■ Exercise aim: Please retype the data in full and exactly; the pictures are not part of the copy.

■ Dataset content:
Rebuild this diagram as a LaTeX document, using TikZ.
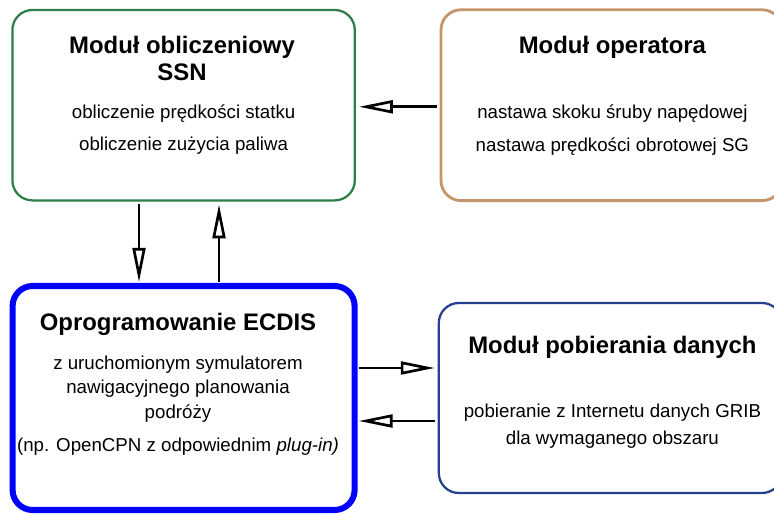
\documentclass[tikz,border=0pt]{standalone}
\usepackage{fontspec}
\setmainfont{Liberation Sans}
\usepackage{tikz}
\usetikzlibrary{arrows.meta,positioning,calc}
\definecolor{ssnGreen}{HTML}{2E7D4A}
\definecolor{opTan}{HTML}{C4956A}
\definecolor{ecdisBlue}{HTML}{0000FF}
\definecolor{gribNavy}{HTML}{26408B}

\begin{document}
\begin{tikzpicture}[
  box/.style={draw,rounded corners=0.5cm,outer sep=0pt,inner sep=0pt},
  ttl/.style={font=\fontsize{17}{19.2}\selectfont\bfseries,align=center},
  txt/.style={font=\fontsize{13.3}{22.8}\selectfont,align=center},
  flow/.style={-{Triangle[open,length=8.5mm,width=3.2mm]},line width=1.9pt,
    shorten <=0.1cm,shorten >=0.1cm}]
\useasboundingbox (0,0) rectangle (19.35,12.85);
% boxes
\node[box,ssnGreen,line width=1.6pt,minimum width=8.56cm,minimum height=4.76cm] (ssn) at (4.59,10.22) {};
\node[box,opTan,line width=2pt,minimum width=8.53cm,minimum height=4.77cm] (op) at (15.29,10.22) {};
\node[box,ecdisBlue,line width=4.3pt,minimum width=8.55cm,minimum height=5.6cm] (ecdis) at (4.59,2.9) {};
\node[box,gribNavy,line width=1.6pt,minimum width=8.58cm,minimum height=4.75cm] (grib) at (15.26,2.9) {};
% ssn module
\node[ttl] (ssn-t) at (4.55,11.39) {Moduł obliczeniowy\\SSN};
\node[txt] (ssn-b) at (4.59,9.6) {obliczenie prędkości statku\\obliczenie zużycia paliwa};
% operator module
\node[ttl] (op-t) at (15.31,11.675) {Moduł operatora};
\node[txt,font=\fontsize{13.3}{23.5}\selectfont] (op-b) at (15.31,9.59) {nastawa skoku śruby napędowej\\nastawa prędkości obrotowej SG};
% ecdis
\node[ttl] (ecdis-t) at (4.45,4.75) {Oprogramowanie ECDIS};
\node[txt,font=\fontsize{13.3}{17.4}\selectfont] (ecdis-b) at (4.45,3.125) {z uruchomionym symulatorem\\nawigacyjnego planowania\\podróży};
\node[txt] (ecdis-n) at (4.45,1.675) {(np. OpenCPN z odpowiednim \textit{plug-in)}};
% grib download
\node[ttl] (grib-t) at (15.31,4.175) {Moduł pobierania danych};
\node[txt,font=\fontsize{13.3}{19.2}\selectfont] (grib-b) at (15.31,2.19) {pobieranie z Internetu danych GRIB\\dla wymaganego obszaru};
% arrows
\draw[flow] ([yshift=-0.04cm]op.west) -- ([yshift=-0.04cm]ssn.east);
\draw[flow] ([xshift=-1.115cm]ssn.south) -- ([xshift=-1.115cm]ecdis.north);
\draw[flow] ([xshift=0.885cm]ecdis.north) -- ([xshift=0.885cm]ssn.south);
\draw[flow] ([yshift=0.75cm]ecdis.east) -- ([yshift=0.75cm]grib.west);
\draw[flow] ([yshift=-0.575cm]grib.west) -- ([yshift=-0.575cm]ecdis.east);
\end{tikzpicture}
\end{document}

■ Task answer:
Rebuild this diagram as a LaTeX document, using TikZ.
\documentclass[tikz,border=0pt]{standalone}
\usepackage{fontspec}
\setmainfont{Liberation Sans}
\usepackage{tikz}
\usetikzlibrary{arrows.meta,positioning,calc}
\definecolor{ssnGreen}{HTML}{2E7D4A}
\definecolor{opTan}{HTML}{C4956A}
\definecolor{ecdisBlue}{HTML}{0000FF}
\definecolor{gribNavy}{HTML}{26408B}

\begin{document}
\begin{tikzpicture}[
  box/.style={draw,rounded corners=0.5cm,outer sep=0pt,inner sep=0pt},
  ttl/.style={font=\fontsize{17}{19.2}\selectfont\bfseries,align=center},
  txt/.style={font=\fontsize{13.3}{22.8}\selectfont,align=center},
  flow/.style={-{Triangle[open,length=8.5mm,width=3.2mm]},line width=1.9pt,
    shorten <=0.1cm,shorten >=0.1cm}]
\useasboundingbox (0,0) rectangle (19.35,12.85);
% boxes
\node[box,ssnGreen,line width=1.6pt,minimum width=8.56cm,minimum height=4.76cm] (ssn) at (4.59,10.22) {};
\node[box,opTan,line width=2pt,minimum width=8.53cm,minimum height=4.77cm] (op) at (15.29,10.22) {};
\node[box,ecdisBlue,line width=4.3pt,minimum width=8.55cm,minimum height=5.6cm] (ecdis) at (4.59,2.9) {};
\node[box,gribNavy,line width=1.6pt,minimum width=8.58cm,minimum height=4.75cm] (grib) at (15.26,2.9) {};
% ssn module
\node[ttl] (ssn-t) at (4.55,11.39) {Moduł obliczeniowy\\SSN};
\node[txt] (ssn-b) at (4.59,9.6) {obliczenie prędkości statku\\obliczenie zużycia paliwa};
% operator module
\node[ttl] (op-t) at (15.31,11.675) {Moduł operatora};
\node[txt,font=\fontsize{13.3}{23.5}\selectfont] (op-b) at (15.31,9.59) {nastawa skoku śruby napędowej\\nastawa prędkości obrotowej SG};
% ecdis
\node[ttl] (ecdis-t) at (4.45,4.75) {Oprogramowanie ECDIS};
\node[txt,font=\fontsize{13.3}{17.4}\selectfont] (ecdis-b) at (4.45,3.125) {z uruchomionym symulatorem\\nawigacyjnego planowania\\podróży};
\node[txt] (ecdis-n) at (4.45,1.675) {(np. OpenCPN z odpowiednim \textit{plug-in)}};
% grib download
\node[ttl] (grib-t) at (15.31,4.175) {Moduł pobierania danych};
\node[txt,font=\fontsize{13.3}{19.2}\selectfont] (grib-b) at (15.31,2.19) {pobieranie z Internetu danych GRIB\\dla wymaganego obszaru};
% arrows
\draw[flow] ([yshift=-0.04cm]op.west) -- ([yshift=-0.04cm]ssn.east);
\draw[flow] ([xshift=-1.115cm]ssn.south) -- ([xshift=-1.115cm]ecdis.north);
\draw[flow] ([xshift=0.885cm]ecdis.north) -- ([xshift=0.885cm]ssn.south);
\draw[flow] ([yshift=0.75cm]ecdis.east) -- ([yshift=0.75cm]grib.west);
\draw[flow] ([yshift=-0.575cm]grib.west) -- ([yshift=-0.575cm]ecdis.east);
\end{tikzpicture}
\end{document}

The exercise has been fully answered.